A warrant based on individualized suspicion in fact grants more protection against the malevolent and the incompetent than existed in most of our cases eschewing inquiries into intent.
Here’s Ginsburg’s response:
The Court thrice states that the material witness warrant for al-Kidd’s arrest was “based on individualized suspicion.” Ante, at 6, 8. The word “suspicion,” however, ordinarily indicates that the person suspected has engaged in wrongdoing. See Black’s Law Dictionary 1585 (9th ed. 2009) (defining “reasonable suspicion” to mean “[a] particularized and objective basis, supported by specific and articulable facts, for suspecting a person of criminal activity”). Material witness status does not “involv[e] suspicion, or lack of suspicion,” of the individual so identified. See Illinois v. Lidster, 540 U. S. 419, 424–425 (2004).This Court’s decisions, until today, have uniformly used the term “individualized suspicion” to mean “individualized suspicion of wrong-doing.”
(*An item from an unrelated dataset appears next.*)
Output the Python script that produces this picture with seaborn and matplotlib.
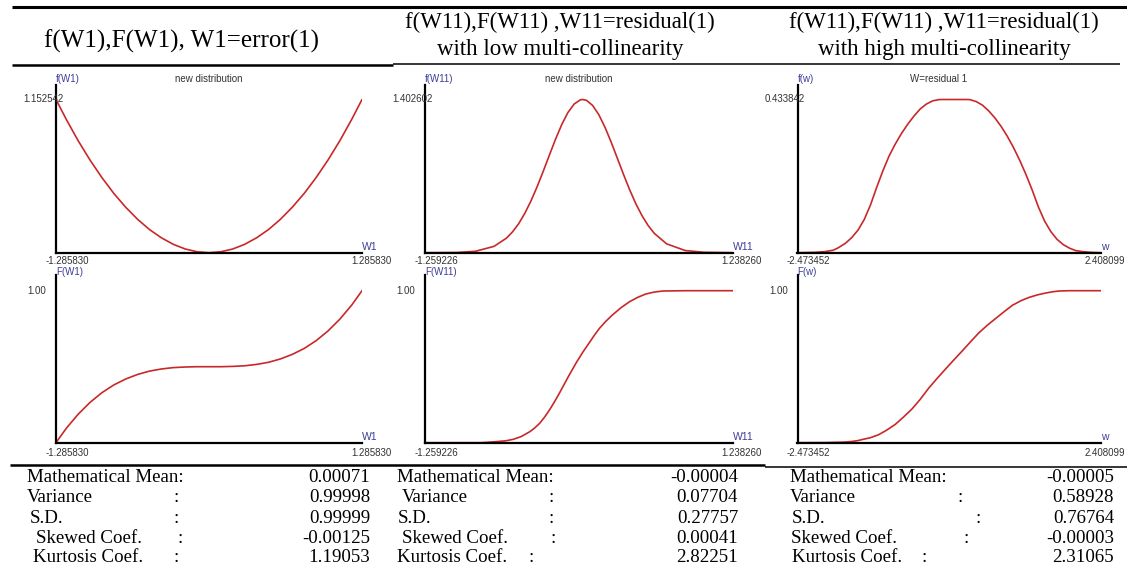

[12 cases–many of them the ones used to authorized warrantless wiretaps–cited]
The Court’s suggestion that the term “individualized suspicion” is more commonly associated with “know[ing] something about [a] crime” or “throwing . . . a surprise birthday party” than with criminal suspects, ante, at 6, n. 2 (internal quotation marks omitted), is hardly credible. The import of the term in legal argot is not genuinely debatable. When the evening news reports that a murder “suspect” is on the loose, the viewer is meant to be on the lookout for the perpetrator, not the witness. Ashcroft understood the term as lawyers commonly do: He spoke of detaining material witnesses as a means to “tak[e] suspected terrorists off the street.” App. 41 (internal quotation marks omitted).
And here’s Scalia’s retort to that:
JUSTICE GINSBURG suggests that our use of the word “suspicion” is peculiar because that word “ordinarily” means “that the person suspected has engaged in wrongdoing.” Post, at 3, n. 2 (opinion concurring in judgment). We disagree. No usage of the word is more common and idiomatic than a statement such as “I have a suspicion he knows something about the crime,” or even “I have a suspicion she is throwing me a surprise birthday party.” The many cases cited by JUSTICE GINSBURG, post, at 3, n. 2, which use the neutral word “suspicion” in connection with wrongdoing, prove nothing except that searches and seizures for reasons other than suspected wrongdoing are rare.
In other words, Scalia wants to broaden the Fourth Amendment to sanction searches (and arrests) of people suspected of knowing something or doing something (throwing a birthday party!), rather than just those suspected of doing something illegal.
Not only does Scalia’s novel interpretation of the word “suspicion” pre-empt future challenge to material witness warrants’ constitutionality, but it also lays a novel groundwork for sanctioning all the domestic surveillance the government has been conducting. After all, the government is wiretapping (or tracking the geolocation of) people who may or may not have committed a crime, but are suspected solely of talking to or hanging out in the vicinity of a suspected terrorist.
And because Kennedy didn’t tip his hand in either direction, that’s the kind of interpretation the government will use–no doubt in its secret interpretations of the laws–to claim it can surveill even those of us suspected of no crime.
Because suspicion doesn’t mean what it used to mean.